LABORATORY AND HOMEWORK PRESENTATION

The following points are guidelines for the preparation of all laboratory and homework assignments. The keys to good presentations are neatness and organization. These guides will assist the student in developing clearly organized materials that meet the standards for the class.

I. General Requirements

1. Homework must be submitted on-schedule.

2. Team projects should have all participating members clearly labeled in the upper right corner.

3. Laboratory and homework computations are to be done on clean, lined paper, preferably Engineering paper. Spiral bound tear-out sheets will not be accepted.

4. Use one side of paper only.

5. Number all pages and staple together; folding at the corner is not satisfactory. Projects not done on the computer should show the page number and sequence in the upper right corner (e.g., 1/3, 2/3 and 3/3)

6. Number computer printout pages consistent with the position in the paper, not just the number from the software package.

II. Problem Sets and Laboratories

A. General

1. Begin each laboratory report with a brief statement of the objective of the laboratory. The objective is a general statement of a problem type or skill to be improved, not a statement of specific tasks.

2. For each problem, state the basic problem and identify the relevant information. If the problem is on a handout sheet you may attach the handout sheet as the first page and briefly identify the major points of the problem statement.

3. List the assumptions .

4. Prepare sketches to aid the solution process. Although not all problems require a sketch, a very high portion of problems are much easier for the analyst and the reviewer to understand when the sketch is included.

5..Briefly explain the major steps in the computation so an unfamiliar reader could easily follow your work. In some cases this may only require two or three words, in other cases longer statements are needed. Don’t assume the reviewer is an instructor who knows the details of the original problem and the expected answer.

A page with a collection of numbers, but no explanation of what the numbers represent will be returned without grading, even if the correct numerical value is buried within the collection of numbers.

6. Indicate the source of special figures or tables used in your solution.

7. Identify clearly the solution and include appropriate units.

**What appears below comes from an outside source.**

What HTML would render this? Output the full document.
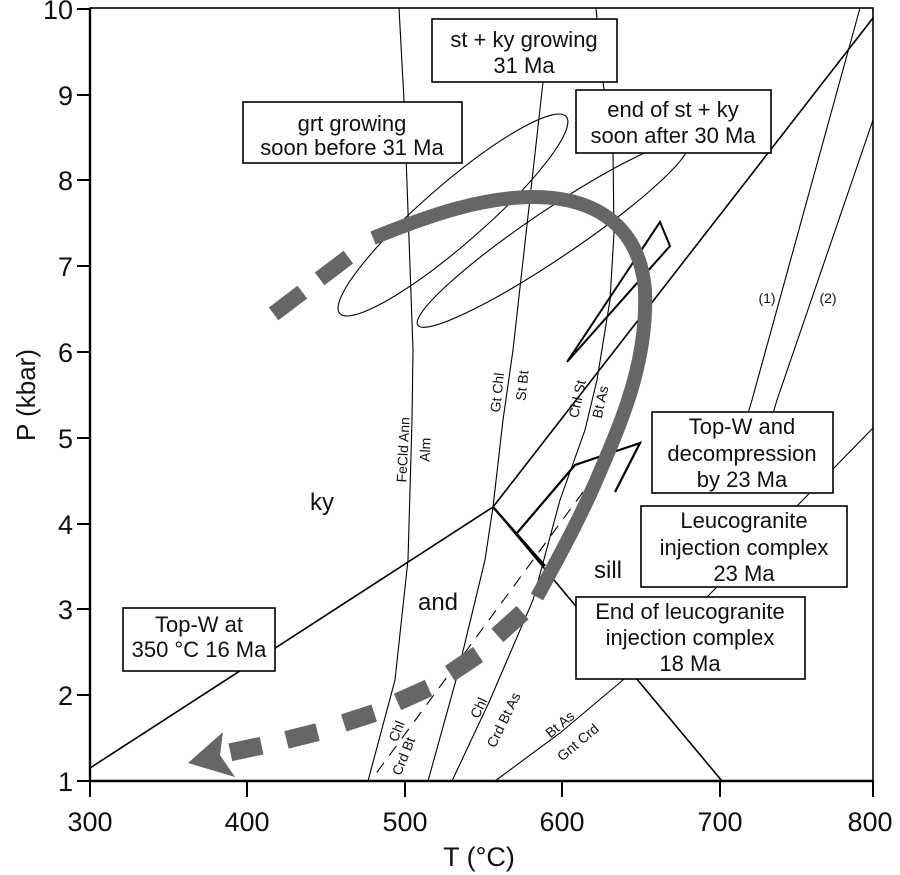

8. Provide numerical checks where appropriate to verify correctness of solution

9. Assess the results - are they reasonable?, is the variation in the results within accepted limits?, did equipment or environmental factors adversely affect the reliability?. The type of questions you focus on will be different for different labs. The important element is to be sure you do more than just report a set of numerical values.

B. Figures

1. Figures must be given a descriptive title. Instead of a title such as "Error vs. Distance", a more meaningful title might be "Angular error effects on computed distance for Smith Traverse".

2. Titles should be placed at the bottom of the figure.

3. The axes must be clearly labeled and the scales clearly marked.

4. Orient figures to read from the bottom of the page, or if necessary , the right side.

C. Tables

1. Tables must be given a descriptive title.

2. Titles should be placed at the top of the table.

3. Rows and columns must be clearly labeled.

4. Orient tables to read from the bottom of the page, or if necessary , the right side.

Additional considerations for Laboratory reports:

Laboratory reports should have a cover page. The format of the cover page is not specified, but important considerations are to

·  Include a descriptive title, not just laboratory X

·  Include dates and team members

An introduction section should include a brief overview of the topic and layout the structure of the report. The background section should discuss details that the reader needs to understand the rest of the report.

Present all results in the main body of the report. Appendices are used to present data or details that may not be needed to understand the basic issues. However your reader should be able to easily find the results in the body of the report.

Use headings and sub-headings to guide our reader.

Work to minimize words and inexact expressions (“could be due to the fact that”, “some”, “such”, and “a lot” are among the terms that grind on Dr. Kannel).

Proof-read your work. Spell-checkers can’t detect all the errors in your writing, but they are valuable tools.